Near the ruins of Killone is a curious ancient shrine of St. John, beside a spring known as the Holy Well. All about the rude little altar in the open air simple votive offerings were displayed, and Mrs. Stacpoole tells me pilgrims come here from Galway and Connemara to climb the hill upon their knees, and drink of the water. Last year for the first time within the memory of man the well went dry. Such was the distress caused in Ennis by this news, that on the eve of St. John certain pious persons came out from the town, drew water from the lake, and poured it into the well!
As we walked away one of the party pointed to a rabbit fleeing swiftly into a hole in one of the graves. “I was on this hill,” he said, “one day not very long ago when a funeral train came out from Ennis. As it entered the precincts a rabbit ran rapidly across the grounds. Instantly the procession broke up; the coffin was literally dropped to the ground, and the bearers, the mourners, and the whole company united in a hot and general chase of bunny. Of course, I need not say,” he added, “that there was no priest with them. The fixed charge of the priest for a burial is twenty shillings, but there is usually no service at the grave whatever.”

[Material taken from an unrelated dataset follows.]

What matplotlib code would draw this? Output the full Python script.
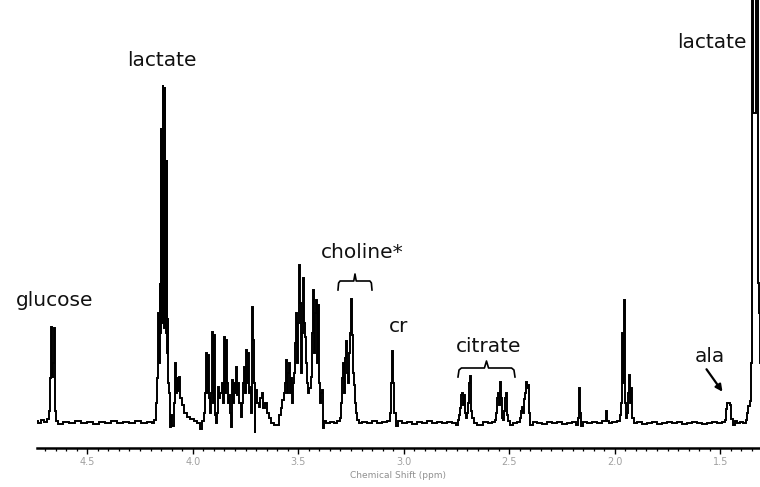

This may possibly be a trace of the practices which grew up under the Penal Laws against Catholics. When Rinuccini came to Ireland in the time of the Civil War, he found the observances of the Church all fallen into degradation through these laws. The Holy Sacrifice was celebrated in the cabins, and not unfrequently on tables which had been covered half-an-hour before with the remains of the last night’s supper, and would be cleared half-an-hour afterwards for the midday meal, and perhaps for a game of cards.
Several guests joined us at dinner. One gentleman, a magistrate familiar with Gweedore, told me he believed the statements of Sergeant Mahony as to the income of Father M’Fadden to fall within the truth. While he believes that many people in that region live, as he put it, “constantly within a hair’s-breadth of famine,” he thinks that the great body of the peasants there are in a position, “with industry and thrift, not only to make both ends meet, but to make them overlap.”